Bayreuth – Einen kurzen Moment dachte Gustl Mollath, nach sieben Jahren Zwangsunterbringung in einer Psychiatrie, wieder ein freier Mann zu sein. Ein gefälschter Gerichtsbeschluss ordnete seine sofortige Entlassung an. Doch knapp eine halbe Stunde später flog der Schwindel über das Dokument auf. Die Forensische Klinik habe die Fälschung zunächst nicht erkannt, obwohl eine frühzeitige Warnung der Justiz über einen angeblichen Entlassungsbeschluss ausgesprochen wurde.
Im Glauben an die Echtheit des Dokuments habe der stellvertretende Leiter der Forensischen Klink Bayreuth, Michael Zappe, Mollath heute Morgen eröffnet, ab sofort ein freier Mann zu sein. Er bestätigte damit eine Mitteilung von Mollaths Anwalt. Nach dem gefälschten Gerichtsbeschluss hätte Mollath noch heute entlassen werden müssen.
Klinik sind Zweifel gekommen
Zappe berichtete weiter, ihm seien jedoch einige Passagen in dem Fax „ungewöhnlich“ erschienen. Daher habe er sich telefonisch beim Landgericht Regensburg rückversichern wollen. „Dort hat man mir dann mitgeteilt, dass der Gerichtsbeschluss eine Fälschung ist“, so Zappe. Daraufhin habe er Mollath zu seinem Bedauern mitteilen müssen, dass er vorerst weiter in der Klinik bleiben müsse. Zwischen der Ankündigung von Mollaths Entlassung und dem Widerruf habe eine gute halbe Stunde gelegen.
Existenz des gefälschten Dokuments war bekannt
Die Fälschung war bereits am Freitagabend mehreren Medien zugeschickt worden. In dem täuschend echt wirkenden „Beschluss“ des Landgerichts Regensburg heißt es: „der Untergebrachte ist unverzüglich zu entlassen“. Unterzeichnet ist dieser mit der Originalunterschrift der für den Fall zuständigen Richterin beim Landgericht.
Die Panne, die beinahe zur Entlassung von Gustl Mollath führte, hätte aber auch bei besserer interner Kommunikation verhindert werden können. Wie ein Justizsprecher mitteilte, hat der Nürnberger Generalstaatsanwalt Hasso Nerlich die Klinik bereits am Samstagfrüh vor dem gefälschten Gerichtsbeschluss gewarnt.

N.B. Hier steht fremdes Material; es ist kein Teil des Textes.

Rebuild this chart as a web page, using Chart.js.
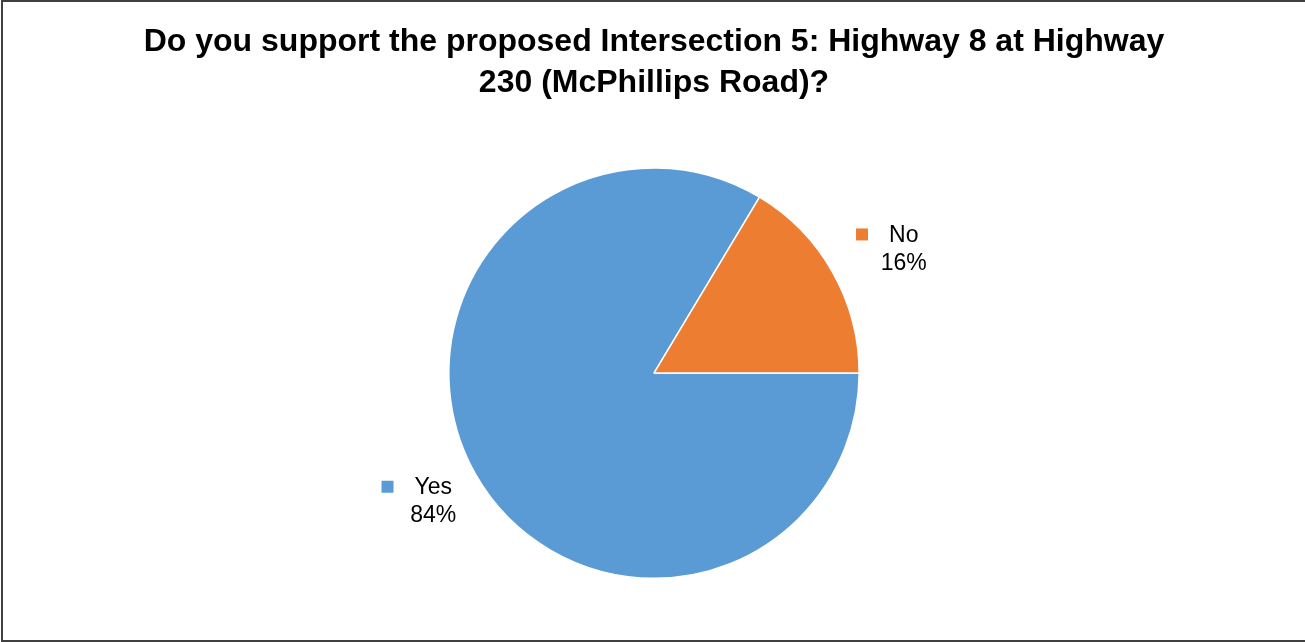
<!DOCTYPE html>
<html>
<head>
<meta charset="utf-8">
<script src="https://cdn.jsdelivr.net/npm/chart.js@4/dist/chart.umd.min.js"></script>
<style>
  html, body { margin: 0; padding: 0; background: #ffffff; overflow: hidden; }
  canvas { display: block; }
</style>
</head>
<body>
<canvas id="pieChart" width="1305" height="642"></canvas>
<script>
// Chart data
const titleLines = ["Do you support the proposed Intersection 5: Highway 8 at Highway", "230 (McPhillips Road)?"];
const categories = ["Yes", "No"];
const percentages = [83.6, 16.4];
const sliceColors = ["#5B9BD5", "#ED7D31"];

// Frame on the left, top and bottom edges (right edge is cut off in the original)
const frameLines = {
  id: "frameLines",
  afterDraw(chart) {
    const ctx = chart.ctx;
    const w = chart.width, h = chart.height;
    ctx.save();
    ctx.strokeStyle = "#404040";
    ctx.lineWidth = 2;
    ctx.beginPath();
    ctx.moveTo(w + 5, 1);
    ctx.lineTo(2, 1);
    ctx.lineTo(2, h - 1);
    ctx.lineTo(w + 5, h - 1);
    ctx.stroke();
    ctx.restore();
  }
};

// Draws Excel-style data labels (legend key + name + percent) outside each slice
const outsideLabels = {
  id: "outsideLabels",
  afterDatasetsDraw(chart, args, opts) {
    const ctx = chart.ctx;
    const meta = chart.getDatasetMeta(0);
    const values = chart.data.datasets[0].data;
    const total = values.reduce((a, b) => a + b, 0);

    meta.data.forEach((arc, i) => {
      const p = arc.getProps(["x", "y", "startAngle", "endAngle", "outerRadius"], true);
      const mid = (p.startAngle + p.endAngle) / 2;
      const dist = p.outerRadius + opts.offset;
      const nudge = opts.nudges[i];
      const cx = p.x + Math.cos(mid) * dist + nudge[0];
      const cy = p.y + Math.sin(mid) * dist + nudge[1];

      const name = chart.data.labels[i];
      const pct = Math.round(values[i] / total * 100) + "%";

      ctx.save();
      ctx.font = "23px 'Liberation Sans', Arial, sans-serif";
      ctx.fillStyle = "#000000";
      ctx.textAlign = "center";
      ctx.textBaseline = "middle";
      const y1 = cy - 13;
      const y2 = cy + 15;
      ctx.fillText(name, cx, y1);
      ctx.fillText(pct, cx, y2);

      // small legend key square left of the name
      const w = ctx.measureText(name).width;
      ctx.fillStyle = chart.data.datasets[0].backgroundColor[i];
      ctx.fillRect(cx - w / 2 - 21 - 12, y1 - 7, 12, 12);
      ctx.restore();
    });
  }
};

const chart = new Chart(document.getElementById("pieChart").getContext("2d"), {
  type: "pie",
  data: {
    labels: categories,
    datasets: [{
      data: percentages,
      backgroundColor: sliceColors,
      borderColor: "#ffffff",
      borderWidth: 1.5
    }]
  },
  options: {
    responsive: false,
    animation: false,
    rotation: 90,
    layout: { padding: { left: 3, bottom: 63 } },
    plugins: {
      legend: { display: false },
      tooltip: { enabled: false },
      title: {
        display: true,
        text: titleLines,
        color: "#000000",
        font: { family: "'Liberation Sans', Arial, sans-serif", size: 32, weight: "bold", lineHeight: 1.3 },
        padding: { top: 21, bottom: 63 }
      },
      outsideLabels: { offset: 60, nudges: [[10, -3], [19, 6]] }
    }
  },
  plugins: [outsideLabels, frameLines]
});
</script>
</body>
</html>
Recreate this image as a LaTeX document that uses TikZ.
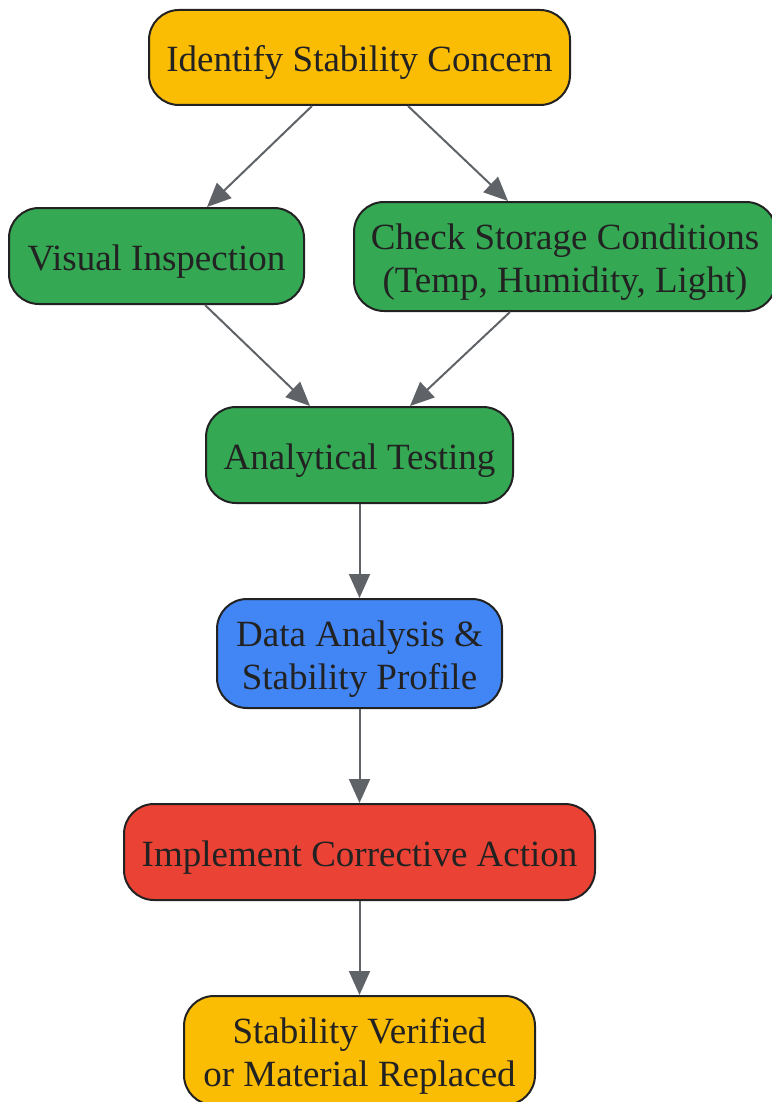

Täter drohen bis zu fünf Jahre Gefängnis für Fälschung
Nach Angaben der Justiz droht den Fälschern wegen Amtsanmaßung eine Haftstrafe von bis zu zwei Jahren. Werte ein Gericht den Verstoß als Urkundenfälschung, könnten den Tätern sogar bis zu fünf Jahre Haft drohen, hieß es in Nürnberger Justizkreisen.
Gefälschter Gerichtsbeschluss ist ein böser Scherz
Mollats Anwalt Strate distanzierte sich unterdessen von der Aktion. Er strebe die Freilassung und Rehabilitierung seines Mandanten nur mit rechtsstaatlichen Mitteln an. Gleiches gelte für Mollaths Unterstützerkreis. „Die heute erfolgte Übersendung einer gefälschten Entlassungsanordnung an die Klinik in Bayreuth ist demgegenüber die kriminelle Aktion eines Agent Provocateur, für den die Freiheit Mollaths ein böser Scherz bedeutet. Die seelische Verfassung Mollaths scheint dieser Person völlig gleichgültig zu sein“, heißt es in einer Erklärung des Verteidigers.